Eine junge Familie aus dem Iran verlässt das Hotel in diesem Moment mit ihren Koffern. Der Mann sagt: "Wir bleiben keinen Moment länger in der Türkei. In diesem Land ist man nicht mehr sicher." Eine Gruppe junger algerischer Geschäftsleute, die T-Shirts und andere Textilien en gros einkaufen wollen, werden dagegen im Hotel Mosaic bleiben und ihre Abschlüsse tätigen. "Wir sind alle in Allahs Hand", sagt einer von ihnen, "wenn das Schicksal dich treffen will, dann trifft es dich."

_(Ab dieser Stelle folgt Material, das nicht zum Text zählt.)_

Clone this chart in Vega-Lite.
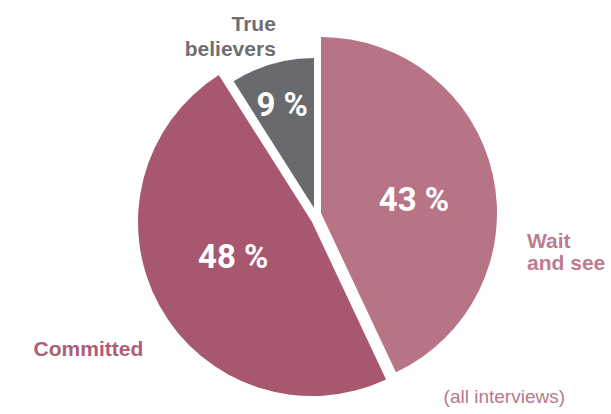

Hinter dem Empfangstresen steht Hilal Kizilkaya, die junge Frau, die die Explosion in der U-Bahn erlebte. Die meisten Gäste, vor allem Araber, hätten sofort nach dem Anschlag gekündigt und panikartig das Hotel verlassen, sagt sie. "Wir waren fast ausgebucht, jetzt sind wir leer." Als sie ihren Arbeitsplatz am Morgen schließlich erreichte, hatte sie Angst, dass es Tote im Hotel gegeben haben könnte. "Aber dann erfuhr ich zum Glück, dass niemand verletzt worden war." Frau Kizilkaya glaubt, dass die neue Terrorattacke den Tourismus in der Türkei noch stärker beeinträchtigen werde, als er es ohnehin schon sei. Russen, die früher die wichtigste Klientel im Laleli-Viertel waren, kämen fast gar nicht mehr. Jetzt bestehe Gefahr, dass auch die Araber fernblieben. "Aber auch wenn ich nach Berlin fahre, kann jemand dort eine Bombe zünden", sagt sie. "Man ist doch nirgends mehr völlig sicher."